Or, l’inspection panoptique telle que la rêvait Bentham est techniquement réalisée par la surveillance électronique (particulièrement le PSEM). En amont de l’intériorisation de la surveillance par le placé qui en étend mentalement les effets (« l’omniprésence apparente »), le dispositif technique permet effectivement de ne pas le « perdre de vue », d’en enregistrer tous les déplacements et de signaler automatiquement tous les écarts, c’est-à-dire d’assurer la « présence réelle21 » de l’inspecteur. L’automatisation psychique du fonctionnement du pouvoir de surveillance est ici redoublée, toujours déjà vérifiée par son automatisation technique, non pas parfaite – il reste des « zones d’ombres » mais considérablement plus aboutie que sous sa forme architecturale.

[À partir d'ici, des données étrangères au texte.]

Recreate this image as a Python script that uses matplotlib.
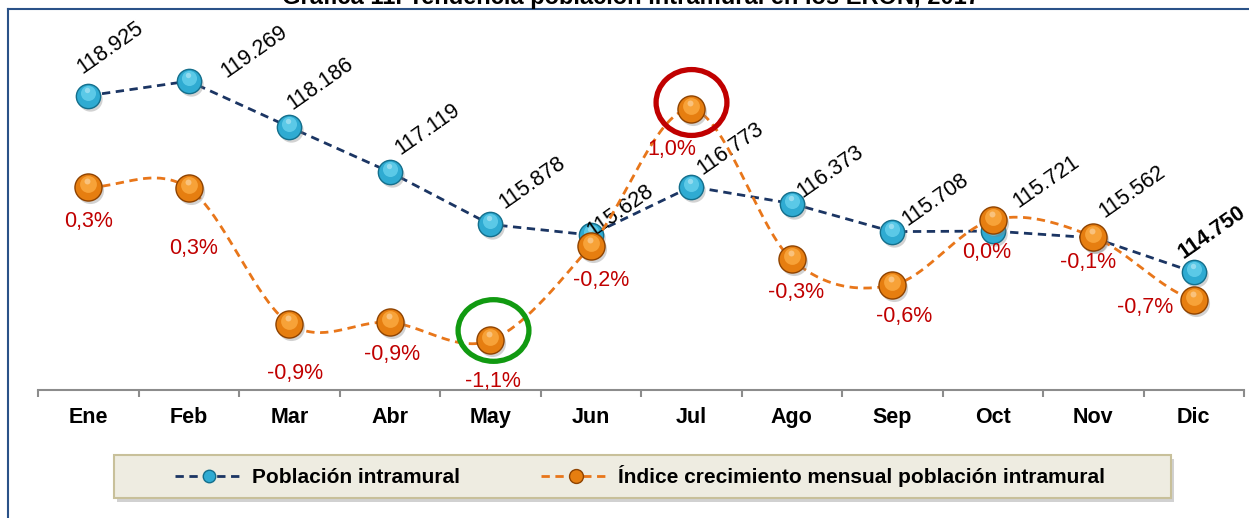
import numpy as np
import matplotlib.pyplot as plt
from matplotlib.lines import Line2D
from matplotlib.patches import Rectangle
from matplotlib.path import Path
from matplotlib.transforms import Affine2D, offset_copy

plt.rcParams['font.family'] = ['Liberation Sans', 'DejaVu Sans']

meses = ["Ene", "Feb", "Mar", "Abr", "May", "Jun", "Jul", "Ago", "Sep", "Oct", "Nov", "Dic"]
poblacion = [118925, 119269, 118186, 117119, 115878, 115628,
             116773, 116373, 115708, 115721, 115562, 114750]
crecimiento = [0.30, 0.29, -0.91, -0.90, -1.06, -0.22,
               0.99, -0.34, -0.57, 0.01, -0.14, -0.70]

# label offsets in pixels (dx, dy down), placed by hand like the original
off_pob = [(22, -48), (66, -29), (31, -43), (38, -43), (42, -42), (30, -24),
           (39, -38), (39, -32), (43, -32), (54, -49), (39, -46), (18, -40)]
off_crec = [(0, 34), (5, 60), (6, 50), (2, 32), (3, 41), (10, 35),
            (-19, 40), (4, 33), (12, 31), (-6, 33), (-5, 26), (-49, 8)]

AZUL_LINEA = "#1b3563"
NARANJA_LINEA = "#e8761a"
ROJO = "#c00000"

W, H = 1249, 518
fig = plt.figure(figsize=(W / 100, H / 100), dpi=100)
ax = fig.add_axes([38 / W, 1 - 390 / H, 1206 / W, 382 / H])
ax2 = ax.twinx()

x = np.arange(len(meses))


def suavizar(y, n=40):
    # bezier smoothing like the spreadsheet "smoothed line"
    y = np.asarray(y, float)
    xs, ys = [], []
    for i in range(len(y) - 1):
        p0 = y[max(i - 1, 0)]
        p1 = y[i]
        p2 = y[i + 1]
        p3 = y[min(i + 2, len(y) - 1)]
        c1 = p1 + (p2 - p0) / 6
        c2 = p2 - (p3 - p1) / 6
        t = np.linspace(0, 1, n)
        ys.append((1 - t) ** 3 * p1 + 3 * (1 - t) ** 2 * t * c1 + 3 * (1 - t) * t ** 2 * c2 + t ** 3 * p2)
        xs.append(i + t)
    return np.concatenate(xs), np.concatenate(ys)


def esfera(axis, xx, yy, ms, base, borde, claro, z):
    sh = offset_copy(axis.transData, fig=fig, x=2, y=-3, units='dots')
    axis.plot(xx, yy, 'o', ms=ms, color='#7f7f7f', alpha=0.35, mew=0, transform=sh, zorder=z)
    axis.plot(xx, yy, 'o', ms=ms, mfc=base, mec=borde, mew=1.0, zorder=z + 0.1)
    hi = offset_copy(axis.transData, fig=fig, x=0, y=3, units='dots')
    axis.plot(xx, yy, 'o', ms=ms * 0.62, mfc=claro, mew=0, alpha=0.7, transform=hi, zorder=z + 0.2)
    hi2 = offset_copy(axis.transData, fig=fig, x=-1, y=6, units='dots')
    axis.plot(xx, yy, 'o', ms=ms * 0.22, mfc='white', mew=0, alpha=0.35, transform=hi2, zorder=z + 0.3)


# Población intramural (left axis)
ax.plot(x, poblacion, ls='--', dashes=(3, 2), color=AZUL_LINEA, lw=2.0, zorder=2)
esfera(ax, x, poblacion, 17.5, '#2fabd2', '#146f8c', '#6fd6f0', 3)
for i, v in enumerate(poblacion):
    dx, dy = off_pob[i]
    ax.annotate(f"{v:,}".replace(",", "."), (x[i], v), xytext=(dx * 0.72, -dy * 0.72),
                textcoords='offset points', ha='center', va='center', rotation=35,
                rotation_mode='anchor', fontsize=15.5, color='black',
                fontweight='bold' if i == len(poblacion) - 1 else 'normal', zorder=6)

# Índice crecimiento (right axis)
xs, ys = suavizar(crecimiento)
ax2.plot(xs, ys, ls='--', dashes=(3, 2), color=NARANJA_LINEA, lw=2.0, zorder=2)
esfera(ax2, x, crecimiento, 19.5, '#e67e10', '#8f4300', '#ffb24a', 3)
for i, v in enumerate(crecimiento):
    dx, dy = off_crec[i]
    txt = f"{v:.1f}".replace(".", ",") + "%"
    if txt == "-0,0%":
        txt = "0,0%"
    ax2.annotate(txt, (x[i], v), xytext=(dx * 0.72, -dy * 0.72), textcoords='offset points',
                 ha='center', va='center', fontsize=15.5, color=ROJO, zorder=6)

# highlight circles
i_max = meses.index("Jul")
i_min = meses.index("May")
elip_r = Path.unit_circle().transformed(Affine2D().scale(1.0, 0.93))
elip_g = Path.unit_circle().transformed(Affine2D().scale(1.0, 0.87))
ax2.plot([x[i_max]], [crecimiento[i_max]], marker=elip_r, ms=51, mfc='none', mec=ROJO, mew=3.8,
         transform=offset_copy(ax2.transData, fig=fig, x=0, y=7, units='dots'), zorder=7)
ax2.plot([x[i_min]], [crecimiento[i_min]], marker=elip_g, ms=51, mfc='none', mec='#119a11', mew=3.8,
         transform=offset_copy(ax2.transData, fig=fig, x=3, y=10, units='dots'), zorder=7)

ax.set_xlim(-0.5, len(meses) - 0.5)
ax.set_ylim(111960, 121000)
ax2.set_ylim(-1.5, 1.89)

for a in (ax, ax2):
    for s in ('top', 'right', 'left'):
        a.spines[s].set_visible(False)
    a.set_yticks([])
ax2.spines['bottom'].set_visible(False)
ax.spines['bottom'].set_color('#8c8c8c')
ax.spines['bottom'].set_linewidth(1.5)
ax.set_xticks(x)
ax.set_xticklabels(meses, fontsize=15.5, fontweight='bold')
ax.set_xticks(np.arange(-0.5, len(meses)), minor=True)
ax.tick_params(axis='x', which='major', length=0, pad=12)
ax.tick_params(axis='x', which='minor', length=5, width=1.5, color='#8c8c8c')

# frame and title
fig.add_artist(Line2D([8 / W, 8 / W], [0, 1 - 9 / H], color='#2a5288', lw=1.5))
fig.add_artist(Line2D([8 / W, 1], [1 - 9 / H, 1 - 9 / H], color='#2a5288', lw=1.5))
fig.text(631 / W, 1 - 4 / H, "Gráfica 11. Tendencia población intramural en los ERON, 2017",
         ha='center', va='baseline', fontsize=17, fontweight='bold')

# legend box
fig.add_artist(Rectangle((117 / W, 1 - 502 / H), 1057 / W, 43 / H, transform=fig.transFigure,
                         facecolor='#9a9a9a', edgecolor='none', alpha=0.45))
fig.add_artist(Rectangle((114 / W, 1 - 498 / H), 1057 / W, 43 / H, transform=fig.transFigure,
                         facecolor='#eeece1', edgecolor='#c8c09a', lw=1.5))
handles = [
    Line2D([], [], color=AZUL_LINEA, ls='--', dashes=(3, 2), lw=2, marker='o', ms=9,
           mfc='#2fabd2', mec='#146f8c'),
    Line2D([], [], color=NARANJA_LINEA, ls='--', dashes=(3, 2), lw=2, marker='o', ms=10,
           mfc='#e67e10', mec='#8f4300'),
]
fig.legend(handles, ["Población intramural", "Índice crecimiento mensual población intramural"],
           loc='center', bbox_to_anchor=(640 / W, 1 - 476 / H), ncol=2, frameon=False,
           prop={'size': 15, 'weight': 'bold'}, handlelength=3.3, handletextpad=0.4,
           columnspacing=3.9)

fig.savefig("out.png", dpi=100)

Par ailleurs, Bentham insiste sur la nécessité de rappeler régulièrement la présence de l’inspecteur, par la voix ou la réaction physique. Le PSEM ne cesse ainsi de se manifester à l’attention du placé de telle sorte qu’il peut difficilement en oublier la présence, ce qui en assure la prégnance. Le placé est concrètement le « porteur » de « la situation de pouvoir » sous la forme du bracelet à sa cheville et du récepteur qu’il doit garder sur lui d’une manière précise (à la ceinture ou en bandoulière). Le récepteur émet de nombreuses alertes sonores qui ne sont pas nécessairement dues à des manquements, en particulier lorsqu’il y a une perte de signal (parkings souterrains, centres commerciaux, cinémas etc.). Il faut aussi être attentif aux différentes informations émises par le boîtier de manière à y répondre rapidement. Il faut le recharger régulièrement. Toutes ces contraintes qui ne sont pas légales mais afférentes à la contrainte légale principale du port du bracelet, et dont certaines sont même de l’ordre du dysfonctionnement, ont pour effet de manifester la « présence réelle » de l’inspecteur. 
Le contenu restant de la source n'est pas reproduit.